In July, Moscow opens the highly awaited Summer Olympic Games, which are boycotted by many Western governments in response to the Soviet invasion of Afghanistan. Chernyaev describes the empty city, which was turned into a “Potemkin village,” a “ghetto,” with thousands of police patrolling empty streets.
In the middle of the Olympics, the poet and singer Vladimir Vysotsky, whom Chernyaev calls “the bard of our time,” dies and is buried with a veritable demonstration of thousands of people. Vysotsky had been harassed by the state, prevented from living with his wife in Paris or with her in Moscow, but “The funeral turned into a city-wide mass mourning – in the midst of the Olympics. The line to say goodbye started forming at night, from the Taganka Theater to the bridge, along the embankment, to the Rossiya Hotel." Chernyaev notes that even Andropov himself sent a note of condolences.
As always, significant space in the diary is devoted to the state of mind of the Moscow intelligentsia. Chernyaev reflects on the newly fashionable and semi-oppositional literary expression of “pochvennichestvo,” which is a “back to the roots” appeal to Russian nationalism, with a focus on idealized Russian culture and rural way of life. He discusses and partly agrees with the heightened focus on Russian culture and civilization and notes “once again we are splitting into Westernizers (Lenin) and Slavophiles.”
He is struck by the lag between the Western culture of renaissance and enlightenment and the Russia's late coming to progressive ideals, but emphasizes “Russia caught up to the West in a few decades. (Later, after 1917, we had to catch up in the material-industrial sphere too, and we did it in a couple decades). We were able not only to understand all of their culture, but surpassed it. As in Blok: ‘We understand all – the sharp Gallic sense / And gloomy German genius.’” Chernyaev laments that it is the West that is still incapable of understanding Russia and treating it like an equal.

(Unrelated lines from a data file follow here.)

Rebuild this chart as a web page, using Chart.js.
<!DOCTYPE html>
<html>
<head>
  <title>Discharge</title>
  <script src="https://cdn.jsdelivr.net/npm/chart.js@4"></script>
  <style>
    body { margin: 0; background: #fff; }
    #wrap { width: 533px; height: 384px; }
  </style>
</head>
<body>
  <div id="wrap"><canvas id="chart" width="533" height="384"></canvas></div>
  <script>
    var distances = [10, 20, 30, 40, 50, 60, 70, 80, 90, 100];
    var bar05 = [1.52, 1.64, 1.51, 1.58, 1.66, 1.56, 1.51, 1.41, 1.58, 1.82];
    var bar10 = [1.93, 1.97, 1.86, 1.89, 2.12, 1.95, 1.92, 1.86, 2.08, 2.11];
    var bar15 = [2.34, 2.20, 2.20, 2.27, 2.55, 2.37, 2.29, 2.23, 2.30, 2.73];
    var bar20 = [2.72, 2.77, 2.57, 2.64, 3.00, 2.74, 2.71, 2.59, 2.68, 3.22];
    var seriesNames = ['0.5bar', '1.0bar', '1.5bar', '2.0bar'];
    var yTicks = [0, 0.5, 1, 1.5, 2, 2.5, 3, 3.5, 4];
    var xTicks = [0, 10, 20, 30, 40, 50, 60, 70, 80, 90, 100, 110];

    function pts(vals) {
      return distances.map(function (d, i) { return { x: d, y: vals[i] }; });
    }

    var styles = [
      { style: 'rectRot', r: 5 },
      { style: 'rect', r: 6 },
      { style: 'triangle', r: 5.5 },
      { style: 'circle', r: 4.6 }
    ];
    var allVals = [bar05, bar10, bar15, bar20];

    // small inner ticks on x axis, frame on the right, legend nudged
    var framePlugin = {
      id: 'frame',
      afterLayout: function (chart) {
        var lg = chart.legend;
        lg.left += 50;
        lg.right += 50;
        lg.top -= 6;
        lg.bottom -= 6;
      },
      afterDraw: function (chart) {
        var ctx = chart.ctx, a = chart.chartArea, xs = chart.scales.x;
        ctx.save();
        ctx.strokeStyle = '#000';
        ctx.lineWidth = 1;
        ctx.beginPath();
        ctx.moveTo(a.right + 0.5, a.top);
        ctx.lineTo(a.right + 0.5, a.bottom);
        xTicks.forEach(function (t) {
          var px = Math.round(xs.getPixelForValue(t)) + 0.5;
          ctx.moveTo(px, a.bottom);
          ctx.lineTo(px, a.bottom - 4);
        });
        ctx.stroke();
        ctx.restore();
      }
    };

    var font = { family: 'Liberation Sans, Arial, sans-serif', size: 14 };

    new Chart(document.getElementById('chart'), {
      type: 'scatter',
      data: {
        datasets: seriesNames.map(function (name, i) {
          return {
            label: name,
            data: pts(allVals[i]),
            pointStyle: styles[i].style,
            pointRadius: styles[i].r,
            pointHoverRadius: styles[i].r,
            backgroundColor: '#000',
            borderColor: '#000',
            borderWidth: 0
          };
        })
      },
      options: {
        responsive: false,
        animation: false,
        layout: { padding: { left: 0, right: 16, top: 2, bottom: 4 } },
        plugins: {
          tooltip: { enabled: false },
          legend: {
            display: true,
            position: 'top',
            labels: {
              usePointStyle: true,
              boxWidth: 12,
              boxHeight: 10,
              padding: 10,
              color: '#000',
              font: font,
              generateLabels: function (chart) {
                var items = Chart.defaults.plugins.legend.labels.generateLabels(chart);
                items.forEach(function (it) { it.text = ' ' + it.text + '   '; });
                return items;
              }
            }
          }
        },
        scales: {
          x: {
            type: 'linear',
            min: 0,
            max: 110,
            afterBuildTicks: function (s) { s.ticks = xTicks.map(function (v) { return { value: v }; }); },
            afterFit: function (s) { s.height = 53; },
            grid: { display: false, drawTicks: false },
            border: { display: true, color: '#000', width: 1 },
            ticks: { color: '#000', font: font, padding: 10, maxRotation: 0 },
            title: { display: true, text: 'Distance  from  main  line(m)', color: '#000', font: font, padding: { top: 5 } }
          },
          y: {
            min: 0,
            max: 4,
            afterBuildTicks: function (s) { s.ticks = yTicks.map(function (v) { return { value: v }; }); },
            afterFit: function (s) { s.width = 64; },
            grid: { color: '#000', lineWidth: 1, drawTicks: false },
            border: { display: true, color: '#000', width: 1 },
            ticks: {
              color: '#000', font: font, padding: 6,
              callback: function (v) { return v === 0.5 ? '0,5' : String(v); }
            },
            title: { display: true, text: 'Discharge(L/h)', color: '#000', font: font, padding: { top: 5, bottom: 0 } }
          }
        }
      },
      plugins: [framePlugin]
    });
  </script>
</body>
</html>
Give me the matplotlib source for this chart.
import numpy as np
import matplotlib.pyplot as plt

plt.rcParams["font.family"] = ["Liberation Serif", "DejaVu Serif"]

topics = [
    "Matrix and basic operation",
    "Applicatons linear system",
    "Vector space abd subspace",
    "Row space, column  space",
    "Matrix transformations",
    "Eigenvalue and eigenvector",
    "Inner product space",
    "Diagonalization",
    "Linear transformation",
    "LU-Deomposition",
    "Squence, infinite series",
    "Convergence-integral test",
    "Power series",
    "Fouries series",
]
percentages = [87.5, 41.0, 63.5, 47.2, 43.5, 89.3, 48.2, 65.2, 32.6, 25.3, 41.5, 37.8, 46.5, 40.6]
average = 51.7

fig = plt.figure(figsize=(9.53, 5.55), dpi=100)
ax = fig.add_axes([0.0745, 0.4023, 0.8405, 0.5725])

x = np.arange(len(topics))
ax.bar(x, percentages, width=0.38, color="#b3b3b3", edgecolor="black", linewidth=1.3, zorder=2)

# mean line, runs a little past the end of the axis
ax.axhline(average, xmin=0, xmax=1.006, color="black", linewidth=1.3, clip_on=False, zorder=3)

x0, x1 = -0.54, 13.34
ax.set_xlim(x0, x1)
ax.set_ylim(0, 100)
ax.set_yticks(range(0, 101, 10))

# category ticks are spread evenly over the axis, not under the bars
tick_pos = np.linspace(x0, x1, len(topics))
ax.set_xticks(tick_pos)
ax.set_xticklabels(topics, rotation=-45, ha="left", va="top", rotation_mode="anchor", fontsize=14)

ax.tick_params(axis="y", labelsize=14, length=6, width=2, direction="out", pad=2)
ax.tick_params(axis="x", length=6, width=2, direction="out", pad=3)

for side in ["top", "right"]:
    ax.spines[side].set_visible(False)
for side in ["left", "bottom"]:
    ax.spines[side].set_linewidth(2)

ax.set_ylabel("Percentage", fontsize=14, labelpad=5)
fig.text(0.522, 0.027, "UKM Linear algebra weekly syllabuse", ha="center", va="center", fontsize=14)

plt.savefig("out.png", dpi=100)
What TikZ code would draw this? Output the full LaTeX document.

In the fall of 1980, the main focus of conversation among Chernyaev’s colleagues and friends shifts from Afghanistan to Poland. The Solidarity strikes and the “weakness” of the Polish Communist party headed by Stanislav Kania create the conditions where “a repeat of 1968” seems possible. When Chernyaev asks his boss Ponomarev if he thinks Soviet troops are an option, the latter responds prophetically: “No, nobody is talking about that. But the Poles have to take it upon themselves… their army needs to speak up. And in general – if Jaruzelski (Commander of the Polish Army) was made First Secretary, he would quickly restore order.” Indeed, that would eventually happen, though it would be closer to the end of 1981, not the Fall of 1980.